Abstract
The Cretaceous/Tertiary (K/Pg) mass extinction has long been viewed as a pivotal event in mammalian evolutionary history, in which the extinction of non-avian dinosaurs allowed mammals to rapidly expand from small-bodied, generalized insectivores to a wide array of body sizes and ecological specializations. Many studies have used global- or continental-scale taxonomic databases to analyze this event on coarse temporal scales, but few studies have documented morphological diversity of mammalian paleocommunities on fine spatiotemporal scales in order to examine ecomorphological selectivity and ecospace filling across this critical transition. Focusing on well-sampled and temporally well-constrained mammalian faunas across the K/Pg boundary in northeastern Montana, I quantified dental-shape disparity and morphospace occupancy via landmark- and semilandmark-based geometric morphometrics and mean body size, body-size disparity, and body-size structure via body-mass estimates.

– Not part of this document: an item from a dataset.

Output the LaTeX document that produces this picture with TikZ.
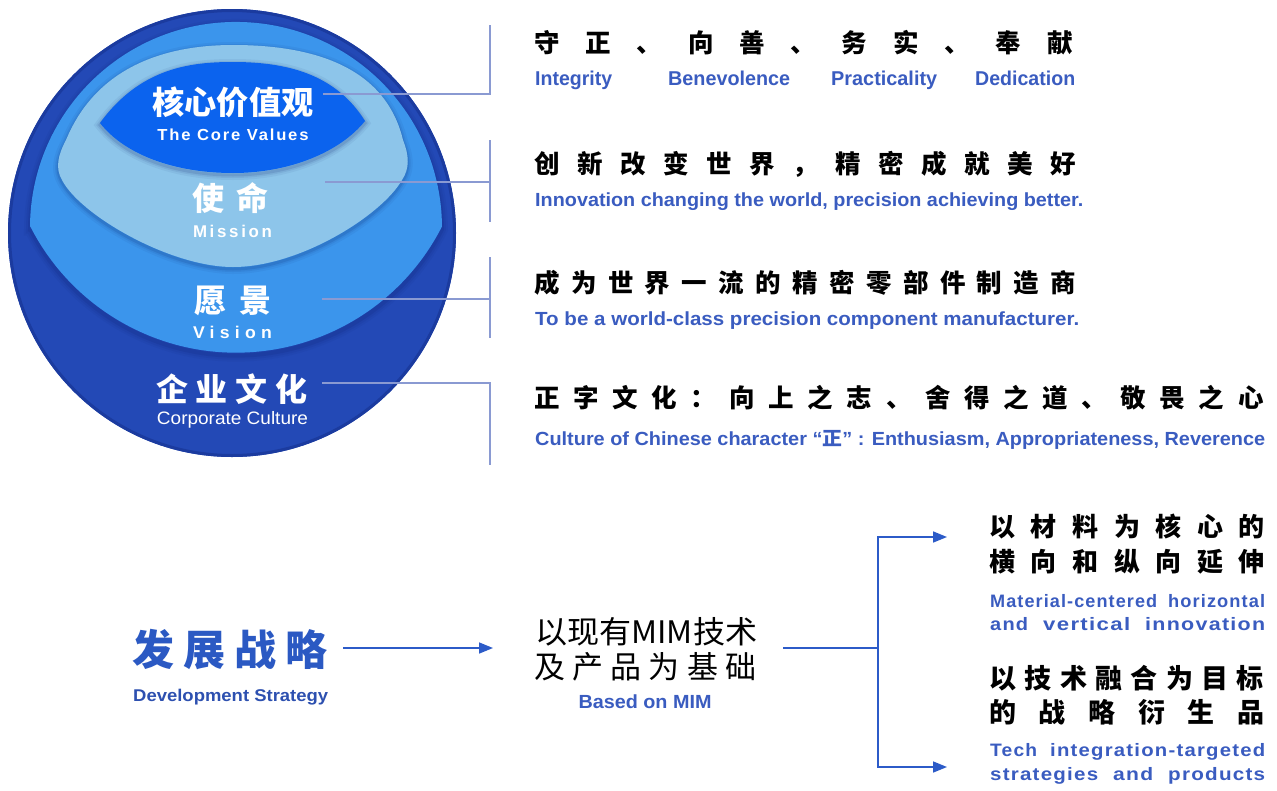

My results reveal several key findings: (1) latest Cretaceous mammals, particularly metatherians and multituberculates, had a greater ecomorphological diversity than is generally appreciated, occupying regions of the morphospace that are interpreted as strict carnivory, plant-dominated omnivory, and herbivory; (2) the decline in dental-shape disparity and body-size disparity across the K/Pg boundary shows a pattern of constructive extinction selectivity against larger-bodied dietary specialists, particularly strict carnivores and taxa with plant-based diets, that suggests the kill mechanism was related to depressed primary productivity rather than a globally instantaneous event; (3) the ecomorphological recovery in the earliest Paleocene was fueled by immigrants, namely three multituberculate families (taeniolabidids, microcosmodontids, eucosmodontids) and to a lesser extent archaic ungulates; and (4) despite immediate increases in the taxonomic richness of eutherians, their much-celebrated post-K/Pg ecomorphological expansion had a slower start than is generally perceived and most likely only began 400,000 to 1 million years after the extinction event.